ResourceFactory.fetchData()
...
}
...
override next() = {
...
reader.xx()
}
}
After adding those printlns, I run the code on spark on yarn-cluster mode. I find that on the driver I have following prints:
creating my rdd
creating resource factory
creating my rdd
...
While on some of the workers, I have following prints:
creating rdd iterator
creating resource factory
And some of the workers, it prints nothing (and all of them are not assigned any tasks).
Based on the above, I think the object is initialized in driver eagerly, since it prints creating resource factory on the driver even when no thing refers to it, and object is initialized in worker lazily because it prints creating resource factory after printing creating rdd iterator as resource factory is lazily referenced by the first created RDDIterator.
And I find that in my use case the MyRDD class is only created in the driver.
I am not very sure about the laziness of the initialization of the object on driver and worker, it's my guess, because maybe it's caused by other part of the program to make it looks like that. But I think it should be right that there is one actor system on each worker node when it is necessary.
I don't think that there is a way to tap into each Worker lifecycle.
Also I have some questions regarding your implementation:
If you have object that contains val, that is used from function run on worker, my understanding is that this val gets serialized and broadcasted to worker. Can you confirm, that you have one ActorSystem running per worker?
Actor System usually terminated immediately if you don't explicitly wait for it's termination. Are you calling something like system.awaitTermination or blocking on system.whenTerminated?
Anyway, there is another way, how you can shutdown actor systems on remote workers:
Make your ActorSystem on each node part of the akka cluster. Here are some docs how to do that programmatically.
Have address of your "coordination" Actor on driver node (where your sc is) broadcasted to each worker. In simple words, just have val with that address.
When your akka system is started on each worker use that "coordination" Actor address to register this particular actor system (send corresponding message to coordination Actor).
Coordination Actor keeps track of all registered "worker" Actors
When your computation is completed and you want to shut down Akka system on every worker, send messages to all registered Actors from coordination Actor on driver node.
Shutdown on worker Akka systems when "shutdown" message is received.

How to run Akka

It seems like there is no need in a class with a main method in it to be able to run Akka How to run akka actors in IntelliJ IDEA. However, here is what I have:
object Application extends App {
val system = ActorSystem()
val supervisor = system.actorOf(Props[Supervisor])

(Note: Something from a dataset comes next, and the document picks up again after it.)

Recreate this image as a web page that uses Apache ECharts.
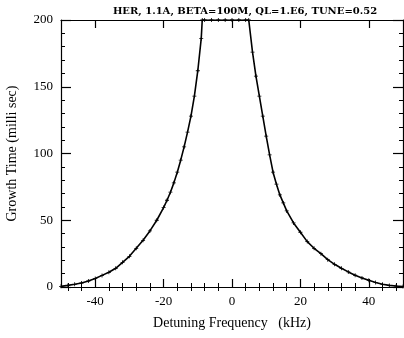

implicit val timeout = Timeout(100 seconds)
import system.dispatcher
system.scheduler.schedule(1 seconds, 600 seconds) {
val future = supervisor ? Supervisor.Start
val list = Await.result(future, timeout.duration).asInstanceOf[List[Int]]
supervisor ! list
}
}
I know I have to specify a main method called "akka.Main" in the configuration. But nonetheless, where should I move the current code from object Application ?
You can write something like
import _root_.akka.Main
object Application extends App {
Main.main(Array("somepackage.Supervisor"))
}
and Supervisor actor should have overriden preStart function as #cmbaxter suggested.

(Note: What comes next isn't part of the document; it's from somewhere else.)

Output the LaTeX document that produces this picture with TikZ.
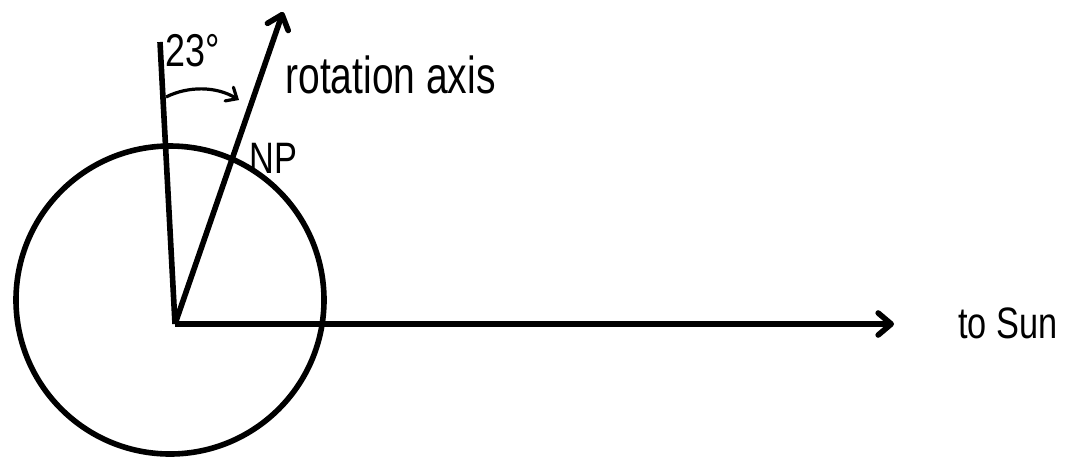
\documentclass[tikz,border=0pt]{standalone}
\usepackage{fontspec}
\setmainfont{Liberation Sans}
\usetikzlibrary{arrows.meta}
\newcommand{\narrowtxt}[1]{\scalebox{0.78}[1]{#1}}

\begin{document}
\begin{tikzpicture}[x=0.5pt, y=-0.5pt,
  thickline/.style={line width=2.8pt},
  arr/.style={thickline, -{Straight Barb[length=6.5pt, width=11pt, line cap=round, line join=round]}},
  lbl/.style={anchor=base west, inner sep=0pt, font=\fontsize{22}{26}\selectfont}]
\useasboundingbox (0,0) rectangle (1066,457);
% earth and axes
\draw[thickline] (170,300) circle[radius=77pt];
\coordinate (O) at (175,324);
\coordinate (tilt) at (160,42);
\coordinate (axis) at (283,12);
\coordinate (sun) at (894,324);
\draw[thickline] (O) -- (tilt);
\draw[arr] (O) -- (axis);
\draw[arr] (O) -- (sun);
% tilt angle
\coordinate (a1) at (166,97);
\coordinate (a2) at (239,100);
\draw[line width=1.6pt, -{Straight Barb[length=4.5pt, width=8pt, line cap=round]}]
  (a1) .. controls (188,86) and (216,86) .. (a2);
\node[lbl, font=\fontsize{23}{27}\selectfont] (ang) at (165,66) {\narrowtxt{23°}};
\node[lbl, font=\fontsize{26}{30}\selectfont] (rot) at (285,93)
  {\scalebox{0.75}[1]{rotation axis}};
\node[lbl] (np) at (249,173) {\narrowtxt{NP}};
\node[lbl] (tosun) at (958,338) {\narrowtxt{to Sun}};
\end{tikzpicture}
\end{document}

Then run sbt console in intellij and write run.
I agree with #kdrakon that your code is fine the way it is, but if you wanted to leverage the akka.Main functionality, then a simple refactor like so will make things work:
package code
class ApplicationActor extends Actor {
override def preStart = {
val supervisor = context.actorOf(Props[Supervisor])
implicit val timeout = Timeout(100 seconds)
import context.dispatcher
context.system.scheduler.schedule(1 seconds, 600 seconds) {
val future = (supervisor ? Supervisor.Start).mapTo[List[Int]]
val list = Await.result(future, timeout.duration)
supervisor ! list
}
}
def receive = {
case _ => //Not sure what to do here
}
}
In this case, the ApplicationActor is the arg you would pass to akka.Main and it would basically be the root supervisor to all other actors created in your hierarchy. The only fishy thing here is that being an Actor, it needs a receive implementation and I don't imagine any other actors will be sending messages here thus it doesn't really do anything. But the power to this approach is that when the ApplicationActor is stopped, the stop will also be cascaded down to all other actors that it started, simplifying a graceful shutdown. I suppose you could have the ApplicationActor handle a message to shutdown the actor system given some kind of input (maybe a ShutdownHookThread could initiate this) and give this actor some kind of a purpose after all. Anyway, as stated earlier, your current approach seems fine but this could also be an option if you so desire.
EDIT
So if you wanted to run this ApplicationActor via akka.Main, according to the instructions here, you would execute this from your command prompt:
java -classpath <all those JARs> akka.Main code.ApplicationActor
You will of course need to supply <all those JARS> with your dependencies including akka. At a minimum you will need scala-library and akka-actor in your classpath to make this run.
If you refer to http://doc.akka.io/docs/akka/snapshot/scala/hello-world.html, you'll find that akka.Main expects your root/parent Actor. In your case, Supervisor. As for your already existing code, it can be copied directly into the actors code, possibly in some initialisation calls. For example, refer to the HelloWorld's preStart function.
However, in my opinion, your already existing code is just fine too. Akka.main is a nice helper, as is the microkernel binary. But creating your own main executable is a viable option too.